Written exercise: Take the listing from its first line through the line that contains "import * as echarts from 'echarts';" and please retype those lines exactly, leaving out the pictures.

════════

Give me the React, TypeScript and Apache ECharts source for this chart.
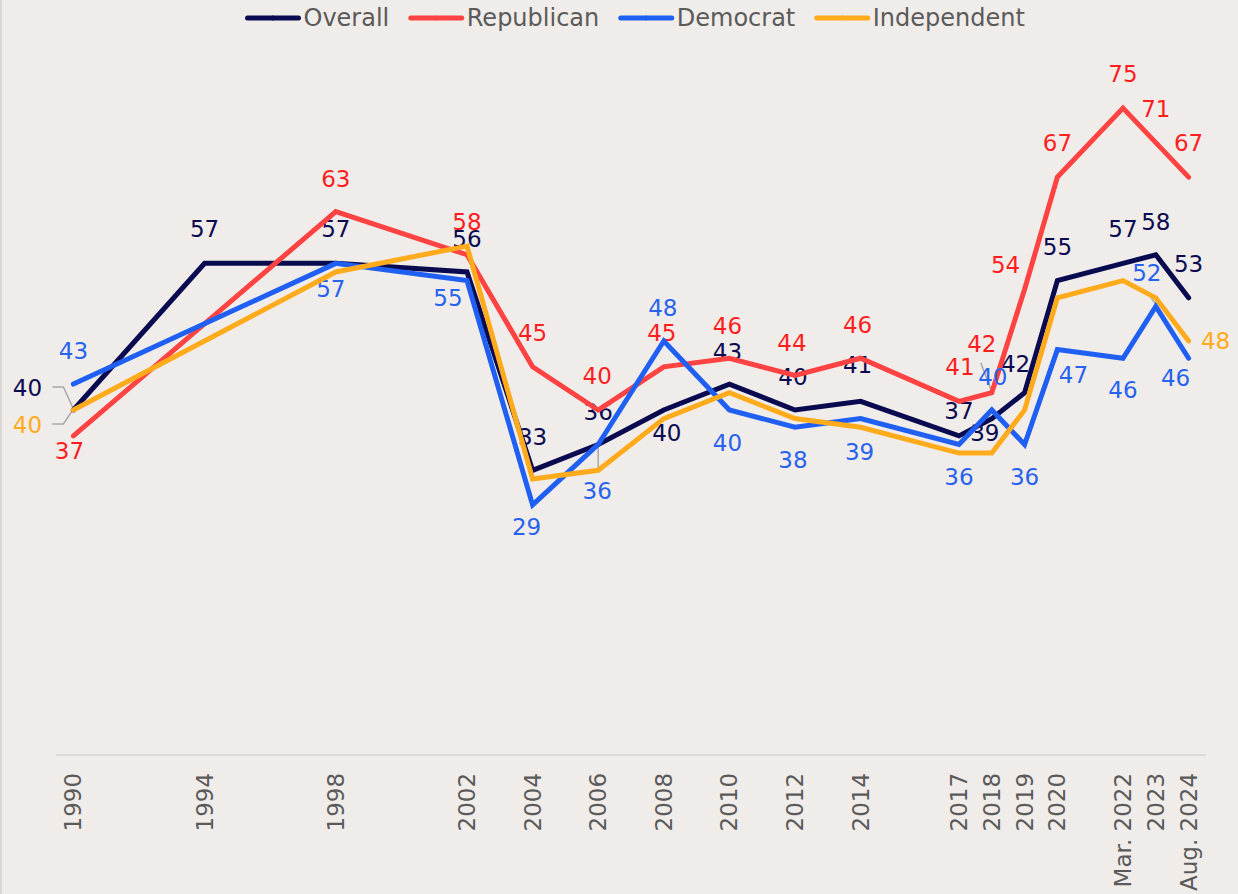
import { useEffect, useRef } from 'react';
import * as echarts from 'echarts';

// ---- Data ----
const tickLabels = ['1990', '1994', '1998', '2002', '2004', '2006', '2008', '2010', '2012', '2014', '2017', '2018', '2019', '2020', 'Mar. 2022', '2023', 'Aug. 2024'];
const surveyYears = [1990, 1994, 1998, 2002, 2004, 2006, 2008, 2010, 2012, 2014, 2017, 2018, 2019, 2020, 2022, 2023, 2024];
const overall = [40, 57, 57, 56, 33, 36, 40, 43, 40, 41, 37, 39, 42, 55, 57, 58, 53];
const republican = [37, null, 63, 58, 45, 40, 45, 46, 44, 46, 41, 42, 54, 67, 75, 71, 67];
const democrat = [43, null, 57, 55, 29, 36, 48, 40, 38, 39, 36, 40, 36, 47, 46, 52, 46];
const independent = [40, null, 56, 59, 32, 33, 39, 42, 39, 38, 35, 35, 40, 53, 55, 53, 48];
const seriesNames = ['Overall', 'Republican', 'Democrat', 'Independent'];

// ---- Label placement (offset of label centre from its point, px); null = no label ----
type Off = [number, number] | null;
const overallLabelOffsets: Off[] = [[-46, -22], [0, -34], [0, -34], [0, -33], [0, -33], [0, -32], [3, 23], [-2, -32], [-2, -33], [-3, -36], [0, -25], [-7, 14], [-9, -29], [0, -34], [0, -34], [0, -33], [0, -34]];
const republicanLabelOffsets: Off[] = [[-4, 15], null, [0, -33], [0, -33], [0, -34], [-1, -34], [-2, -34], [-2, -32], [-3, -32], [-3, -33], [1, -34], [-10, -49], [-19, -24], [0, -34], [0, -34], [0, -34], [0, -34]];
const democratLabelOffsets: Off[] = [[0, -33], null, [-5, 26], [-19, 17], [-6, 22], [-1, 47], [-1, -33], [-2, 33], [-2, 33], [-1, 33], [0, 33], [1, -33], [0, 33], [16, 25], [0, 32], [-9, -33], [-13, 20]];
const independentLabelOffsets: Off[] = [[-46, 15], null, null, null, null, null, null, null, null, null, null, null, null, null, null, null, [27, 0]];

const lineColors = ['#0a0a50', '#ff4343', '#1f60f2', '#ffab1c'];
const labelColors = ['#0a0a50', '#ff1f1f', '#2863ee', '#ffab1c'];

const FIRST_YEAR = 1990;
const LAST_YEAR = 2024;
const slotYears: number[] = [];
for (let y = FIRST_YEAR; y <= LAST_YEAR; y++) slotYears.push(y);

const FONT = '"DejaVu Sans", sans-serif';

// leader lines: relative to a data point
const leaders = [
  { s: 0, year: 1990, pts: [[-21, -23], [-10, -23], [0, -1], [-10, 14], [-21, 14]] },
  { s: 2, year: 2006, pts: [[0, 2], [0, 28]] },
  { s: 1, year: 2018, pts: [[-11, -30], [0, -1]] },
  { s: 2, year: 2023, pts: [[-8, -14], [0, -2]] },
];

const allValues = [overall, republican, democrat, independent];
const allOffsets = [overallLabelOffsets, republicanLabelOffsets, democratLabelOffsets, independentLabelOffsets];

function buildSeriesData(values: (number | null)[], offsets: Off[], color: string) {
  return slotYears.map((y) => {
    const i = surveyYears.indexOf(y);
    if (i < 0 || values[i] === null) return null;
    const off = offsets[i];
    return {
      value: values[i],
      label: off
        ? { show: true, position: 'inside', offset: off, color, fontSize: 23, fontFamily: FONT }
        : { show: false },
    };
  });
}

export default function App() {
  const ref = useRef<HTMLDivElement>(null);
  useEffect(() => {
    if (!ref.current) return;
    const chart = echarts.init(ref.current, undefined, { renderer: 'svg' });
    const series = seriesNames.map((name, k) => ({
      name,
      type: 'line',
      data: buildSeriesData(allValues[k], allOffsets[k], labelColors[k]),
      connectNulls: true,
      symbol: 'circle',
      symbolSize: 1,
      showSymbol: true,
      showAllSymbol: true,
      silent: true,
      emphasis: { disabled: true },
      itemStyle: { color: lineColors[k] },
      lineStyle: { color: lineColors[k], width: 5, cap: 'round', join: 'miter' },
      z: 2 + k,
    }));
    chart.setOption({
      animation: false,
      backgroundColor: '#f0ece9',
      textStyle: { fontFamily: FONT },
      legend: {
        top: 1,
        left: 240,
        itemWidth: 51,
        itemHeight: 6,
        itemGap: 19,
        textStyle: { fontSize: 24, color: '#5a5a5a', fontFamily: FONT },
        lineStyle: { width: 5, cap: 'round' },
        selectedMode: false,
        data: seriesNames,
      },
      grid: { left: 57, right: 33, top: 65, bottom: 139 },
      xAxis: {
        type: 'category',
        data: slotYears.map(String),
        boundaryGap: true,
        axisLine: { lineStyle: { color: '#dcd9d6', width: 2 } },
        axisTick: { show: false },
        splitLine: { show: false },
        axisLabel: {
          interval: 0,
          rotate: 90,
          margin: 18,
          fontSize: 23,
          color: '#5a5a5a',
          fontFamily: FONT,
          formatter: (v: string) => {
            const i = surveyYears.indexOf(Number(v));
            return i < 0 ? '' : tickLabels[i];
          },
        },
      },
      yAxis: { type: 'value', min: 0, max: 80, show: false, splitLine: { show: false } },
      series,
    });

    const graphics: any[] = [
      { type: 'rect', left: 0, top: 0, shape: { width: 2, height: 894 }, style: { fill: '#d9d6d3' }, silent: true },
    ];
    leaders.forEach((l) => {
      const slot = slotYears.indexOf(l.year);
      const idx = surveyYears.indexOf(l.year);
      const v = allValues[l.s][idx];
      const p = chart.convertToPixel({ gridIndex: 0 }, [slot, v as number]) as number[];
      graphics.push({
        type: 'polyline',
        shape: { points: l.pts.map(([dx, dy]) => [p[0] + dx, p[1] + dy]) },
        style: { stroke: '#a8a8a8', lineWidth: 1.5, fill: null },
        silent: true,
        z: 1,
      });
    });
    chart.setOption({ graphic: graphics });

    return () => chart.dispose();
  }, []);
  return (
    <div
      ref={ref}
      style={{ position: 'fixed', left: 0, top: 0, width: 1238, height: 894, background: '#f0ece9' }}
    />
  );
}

════════

Solution to this exercise:
Give me the React, TypeScript and Apache ECharts source for this chart.
import { useEffect, useRef } from 'react';
import * as echarts from 'echarts';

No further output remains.